▸ **Input**

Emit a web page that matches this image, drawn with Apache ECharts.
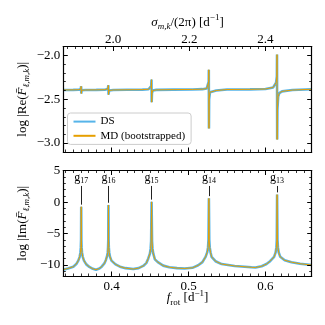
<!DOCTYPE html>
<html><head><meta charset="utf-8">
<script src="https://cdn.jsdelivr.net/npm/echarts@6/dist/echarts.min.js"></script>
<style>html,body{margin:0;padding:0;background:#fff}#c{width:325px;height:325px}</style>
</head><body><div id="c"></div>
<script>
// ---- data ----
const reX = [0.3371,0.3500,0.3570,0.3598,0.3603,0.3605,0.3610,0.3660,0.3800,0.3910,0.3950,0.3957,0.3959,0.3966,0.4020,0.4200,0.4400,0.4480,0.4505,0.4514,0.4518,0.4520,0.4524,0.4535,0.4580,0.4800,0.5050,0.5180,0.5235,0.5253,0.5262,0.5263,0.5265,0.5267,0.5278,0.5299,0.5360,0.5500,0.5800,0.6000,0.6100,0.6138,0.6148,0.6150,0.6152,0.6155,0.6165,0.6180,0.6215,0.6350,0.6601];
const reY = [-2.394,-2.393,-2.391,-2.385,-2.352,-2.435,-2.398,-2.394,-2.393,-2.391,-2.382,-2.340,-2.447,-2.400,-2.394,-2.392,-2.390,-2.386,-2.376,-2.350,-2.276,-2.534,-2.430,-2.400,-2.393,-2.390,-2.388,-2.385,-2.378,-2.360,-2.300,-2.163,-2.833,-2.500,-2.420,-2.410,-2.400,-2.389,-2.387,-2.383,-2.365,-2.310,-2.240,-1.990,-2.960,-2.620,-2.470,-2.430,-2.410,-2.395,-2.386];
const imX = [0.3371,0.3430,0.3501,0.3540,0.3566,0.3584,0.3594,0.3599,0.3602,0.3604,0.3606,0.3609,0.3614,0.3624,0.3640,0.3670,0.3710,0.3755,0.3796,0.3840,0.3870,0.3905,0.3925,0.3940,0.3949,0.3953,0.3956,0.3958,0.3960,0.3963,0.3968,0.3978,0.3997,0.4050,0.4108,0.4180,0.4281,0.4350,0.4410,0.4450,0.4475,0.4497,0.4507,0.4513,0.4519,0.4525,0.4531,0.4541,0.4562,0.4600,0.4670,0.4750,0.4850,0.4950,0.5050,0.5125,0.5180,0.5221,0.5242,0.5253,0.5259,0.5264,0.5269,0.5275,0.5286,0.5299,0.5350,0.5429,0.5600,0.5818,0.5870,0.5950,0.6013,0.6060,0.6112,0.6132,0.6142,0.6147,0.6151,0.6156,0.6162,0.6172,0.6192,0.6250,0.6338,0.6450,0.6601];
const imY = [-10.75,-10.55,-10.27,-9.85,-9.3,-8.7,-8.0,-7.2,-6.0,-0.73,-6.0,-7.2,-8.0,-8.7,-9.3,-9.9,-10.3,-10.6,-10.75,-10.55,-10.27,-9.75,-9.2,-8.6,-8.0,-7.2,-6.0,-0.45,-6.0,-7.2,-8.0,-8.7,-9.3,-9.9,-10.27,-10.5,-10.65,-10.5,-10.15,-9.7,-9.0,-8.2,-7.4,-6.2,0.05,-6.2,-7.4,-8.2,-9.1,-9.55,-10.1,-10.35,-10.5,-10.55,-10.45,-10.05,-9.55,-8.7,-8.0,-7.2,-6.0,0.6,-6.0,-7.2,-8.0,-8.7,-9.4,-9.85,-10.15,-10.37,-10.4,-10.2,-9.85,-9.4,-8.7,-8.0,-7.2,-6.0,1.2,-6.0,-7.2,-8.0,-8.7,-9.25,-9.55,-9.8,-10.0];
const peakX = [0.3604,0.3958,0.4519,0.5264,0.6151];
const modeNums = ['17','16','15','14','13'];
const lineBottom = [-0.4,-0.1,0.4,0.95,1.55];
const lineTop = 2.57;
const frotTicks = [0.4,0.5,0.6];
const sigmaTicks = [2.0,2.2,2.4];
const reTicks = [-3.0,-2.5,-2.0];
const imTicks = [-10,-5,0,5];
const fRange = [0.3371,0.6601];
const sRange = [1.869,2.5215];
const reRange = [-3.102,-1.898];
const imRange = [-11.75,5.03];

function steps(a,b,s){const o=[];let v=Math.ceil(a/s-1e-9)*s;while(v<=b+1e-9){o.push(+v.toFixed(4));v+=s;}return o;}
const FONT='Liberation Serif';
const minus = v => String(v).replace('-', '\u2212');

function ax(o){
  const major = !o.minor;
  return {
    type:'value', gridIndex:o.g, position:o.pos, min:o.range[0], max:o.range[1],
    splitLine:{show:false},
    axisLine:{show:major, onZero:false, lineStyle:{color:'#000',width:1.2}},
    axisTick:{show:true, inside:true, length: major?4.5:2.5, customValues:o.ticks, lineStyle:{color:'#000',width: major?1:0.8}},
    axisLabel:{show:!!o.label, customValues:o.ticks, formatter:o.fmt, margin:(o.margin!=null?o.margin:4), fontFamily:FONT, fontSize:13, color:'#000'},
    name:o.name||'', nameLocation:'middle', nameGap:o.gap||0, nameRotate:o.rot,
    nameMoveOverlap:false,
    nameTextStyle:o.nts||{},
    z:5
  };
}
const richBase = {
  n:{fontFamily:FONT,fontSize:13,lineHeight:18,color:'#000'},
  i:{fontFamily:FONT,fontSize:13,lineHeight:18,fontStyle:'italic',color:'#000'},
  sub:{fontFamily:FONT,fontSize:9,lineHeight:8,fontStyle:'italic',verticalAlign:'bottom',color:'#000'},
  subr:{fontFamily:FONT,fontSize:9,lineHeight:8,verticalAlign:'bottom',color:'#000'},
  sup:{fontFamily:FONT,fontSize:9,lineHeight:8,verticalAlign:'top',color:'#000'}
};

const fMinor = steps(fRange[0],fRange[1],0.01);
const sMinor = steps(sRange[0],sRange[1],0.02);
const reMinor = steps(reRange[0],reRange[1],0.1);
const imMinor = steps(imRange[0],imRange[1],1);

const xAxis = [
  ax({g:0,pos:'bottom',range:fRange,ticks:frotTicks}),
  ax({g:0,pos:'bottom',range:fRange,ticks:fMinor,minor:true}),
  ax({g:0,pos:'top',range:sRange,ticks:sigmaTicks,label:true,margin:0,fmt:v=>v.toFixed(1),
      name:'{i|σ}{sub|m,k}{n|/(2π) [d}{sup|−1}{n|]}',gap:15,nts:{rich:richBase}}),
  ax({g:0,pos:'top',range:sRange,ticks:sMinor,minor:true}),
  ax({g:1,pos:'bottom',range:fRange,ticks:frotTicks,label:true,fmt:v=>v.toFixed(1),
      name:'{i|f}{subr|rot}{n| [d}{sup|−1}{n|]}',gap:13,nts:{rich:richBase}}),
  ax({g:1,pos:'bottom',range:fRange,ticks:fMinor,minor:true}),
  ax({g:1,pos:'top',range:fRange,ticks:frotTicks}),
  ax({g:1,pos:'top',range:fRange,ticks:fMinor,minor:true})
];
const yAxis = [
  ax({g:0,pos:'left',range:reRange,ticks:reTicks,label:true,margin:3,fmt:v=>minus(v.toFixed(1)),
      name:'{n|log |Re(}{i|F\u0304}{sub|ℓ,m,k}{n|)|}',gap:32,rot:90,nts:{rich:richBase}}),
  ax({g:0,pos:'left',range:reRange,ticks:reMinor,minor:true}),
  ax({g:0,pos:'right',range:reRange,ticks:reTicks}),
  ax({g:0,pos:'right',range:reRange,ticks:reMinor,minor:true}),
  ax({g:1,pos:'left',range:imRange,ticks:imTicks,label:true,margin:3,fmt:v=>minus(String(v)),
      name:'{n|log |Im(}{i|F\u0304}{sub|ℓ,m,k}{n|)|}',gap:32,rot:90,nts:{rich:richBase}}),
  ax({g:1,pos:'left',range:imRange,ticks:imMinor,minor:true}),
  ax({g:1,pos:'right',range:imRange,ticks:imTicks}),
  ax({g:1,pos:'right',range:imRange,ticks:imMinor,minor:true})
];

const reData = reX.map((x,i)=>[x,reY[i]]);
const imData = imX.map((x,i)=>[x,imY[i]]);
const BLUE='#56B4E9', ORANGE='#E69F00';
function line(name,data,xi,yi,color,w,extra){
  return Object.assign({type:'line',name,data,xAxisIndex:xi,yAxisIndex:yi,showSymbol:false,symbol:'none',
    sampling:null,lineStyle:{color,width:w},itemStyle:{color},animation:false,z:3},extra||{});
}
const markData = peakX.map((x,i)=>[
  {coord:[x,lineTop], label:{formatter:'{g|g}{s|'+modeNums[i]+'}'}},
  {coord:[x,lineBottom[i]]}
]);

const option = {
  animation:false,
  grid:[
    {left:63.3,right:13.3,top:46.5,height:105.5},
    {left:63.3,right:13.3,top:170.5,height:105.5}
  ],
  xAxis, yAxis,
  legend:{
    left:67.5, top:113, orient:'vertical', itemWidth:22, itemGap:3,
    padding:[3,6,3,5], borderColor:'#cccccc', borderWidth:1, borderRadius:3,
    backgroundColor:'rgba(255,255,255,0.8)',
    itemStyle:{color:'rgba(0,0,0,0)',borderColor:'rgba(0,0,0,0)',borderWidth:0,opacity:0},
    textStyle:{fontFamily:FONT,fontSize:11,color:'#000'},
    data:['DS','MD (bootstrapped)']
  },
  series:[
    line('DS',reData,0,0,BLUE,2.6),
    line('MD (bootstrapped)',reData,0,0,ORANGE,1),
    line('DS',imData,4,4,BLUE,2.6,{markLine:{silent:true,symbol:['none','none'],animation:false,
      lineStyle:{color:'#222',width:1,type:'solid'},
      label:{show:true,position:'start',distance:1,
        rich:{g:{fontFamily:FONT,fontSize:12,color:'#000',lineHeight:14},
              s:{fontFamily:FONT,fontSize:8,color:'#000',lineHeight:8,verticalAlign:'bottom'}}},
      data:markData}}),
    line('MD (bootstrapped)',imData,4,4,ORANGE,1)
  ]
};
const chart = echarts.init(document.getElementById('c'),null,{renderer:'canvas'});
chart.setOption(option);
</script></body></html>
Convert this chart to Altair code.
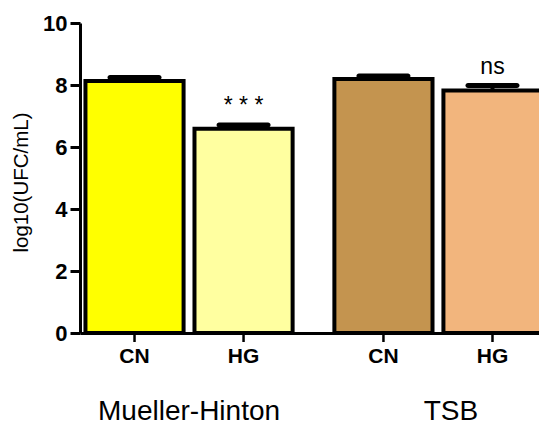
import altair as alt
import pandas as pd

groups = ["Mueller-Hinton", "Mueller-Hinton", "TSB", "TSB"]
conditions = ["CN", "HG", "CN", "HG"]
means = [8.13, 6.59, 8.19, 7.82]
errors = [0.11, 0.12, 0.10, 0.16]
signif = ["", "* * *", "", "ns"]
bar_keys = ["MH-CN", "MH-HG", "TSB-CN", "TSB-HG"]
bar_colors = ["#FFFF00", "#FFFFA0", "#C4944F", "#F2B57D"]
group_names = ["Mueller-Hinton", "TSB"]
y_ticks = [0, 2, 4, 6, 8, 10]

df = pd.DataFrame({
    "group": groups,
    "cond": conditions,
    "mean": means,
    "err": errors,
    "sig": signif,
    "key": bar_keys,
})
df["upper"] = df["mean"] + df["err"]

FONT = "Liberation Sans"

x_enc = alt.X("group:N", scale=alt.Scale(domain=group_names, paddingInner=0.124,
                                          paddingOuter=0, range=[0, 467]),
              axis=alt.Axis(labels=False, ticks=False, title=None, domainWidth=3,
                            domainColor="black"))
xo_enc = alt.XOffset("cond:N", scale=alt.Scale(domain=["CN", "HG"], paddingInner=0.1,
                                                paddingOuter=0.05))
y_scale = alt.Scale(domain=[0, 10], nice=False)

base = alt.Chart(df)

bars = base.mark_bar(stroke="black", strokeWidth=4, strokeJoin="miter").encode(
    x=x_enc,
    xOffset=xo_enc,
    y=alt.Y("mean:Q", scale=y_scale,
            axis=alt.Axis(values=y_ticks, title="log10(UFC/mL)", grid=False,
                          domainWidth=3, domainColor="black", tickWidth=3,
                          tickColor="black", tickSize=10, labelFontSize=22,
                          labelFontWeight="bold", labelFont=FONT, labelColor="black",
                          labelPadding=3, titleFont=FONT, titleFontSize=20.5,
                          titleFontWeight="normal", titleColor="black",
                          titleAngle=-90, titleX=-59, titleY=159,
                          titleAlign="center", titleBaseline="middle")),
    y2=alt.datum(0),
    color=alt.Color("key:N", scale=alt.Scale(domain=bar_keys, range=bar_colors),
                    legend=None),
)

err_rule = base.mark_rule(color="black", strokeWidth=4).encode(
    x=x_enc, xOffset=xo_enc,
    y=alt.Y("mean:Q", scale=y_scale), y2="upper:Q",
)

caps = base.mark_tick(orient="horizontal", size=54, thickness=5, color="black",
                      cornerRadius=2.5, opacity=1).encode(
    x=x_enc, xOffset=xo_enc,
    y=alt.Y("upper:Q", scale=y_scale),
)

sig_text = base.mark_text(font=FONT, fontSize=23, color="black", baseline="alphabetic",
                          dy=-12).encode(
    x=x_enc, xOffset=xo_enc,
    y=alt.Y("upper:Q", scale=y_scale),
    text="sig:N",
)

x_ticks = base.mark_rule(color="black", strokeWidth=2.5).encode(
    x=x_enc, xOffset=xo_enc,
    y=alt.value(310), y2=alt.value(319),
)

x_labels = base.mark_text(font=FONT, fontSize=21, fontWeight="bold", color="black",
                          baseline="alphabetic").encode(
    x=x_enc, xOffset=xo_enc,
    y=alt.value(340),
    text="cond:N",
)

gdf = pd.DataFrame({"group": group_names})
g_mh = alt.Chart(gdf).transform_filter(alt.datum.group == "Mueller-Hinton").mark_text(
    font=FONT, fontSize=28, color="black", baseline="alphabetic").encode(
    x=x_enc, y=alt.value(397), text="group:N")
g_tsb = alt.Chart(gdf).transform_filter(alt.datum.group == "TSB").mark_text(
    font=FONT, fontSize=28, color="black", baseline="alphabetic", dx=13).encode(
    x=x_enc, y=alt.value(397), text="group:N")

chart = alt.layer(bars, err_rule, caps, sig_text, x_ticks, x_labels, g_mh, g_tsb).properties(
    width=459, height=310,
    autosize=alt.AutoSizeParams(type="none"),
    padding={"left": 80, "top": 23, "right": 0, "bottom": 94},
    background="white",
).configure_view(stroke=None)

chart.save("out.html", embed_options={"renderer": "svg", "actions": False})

▸ **Task to complete**
Of the lines above, quote exactly those from the one with "Convert this chart to Altair code." through the one with "y_ticks = [0, 2, 4, 6, 8, 10]", ends included; pictures stay out.

▸ **Expected answer**
Convert this chart to Altair code.
import altair as alt
import pandas as pd

groups = ["Mueller-Hinton", "Mueller-Hinton", "TSB", "TSB"]
conditions = ["CN", "HG", "CN", "HG"]
means = [8.13, 6.59, 8.19, 7.82]
errors = [0.11, 0.12, 0.10, 0.16]
signif = ["", "* * *", "", "ns"]
bar_keys = ["MH-CN", "MH-HG", "TSB-CN", "TSB-HG"]
bar_colors = ["#FFFF00", "#FFFFA0", "#C4944F", "#F2B57D"]
group_names = ["Mueller-Hinton", "TSB"]
y_ticks = [0, 2, 4, 6, 8, 10]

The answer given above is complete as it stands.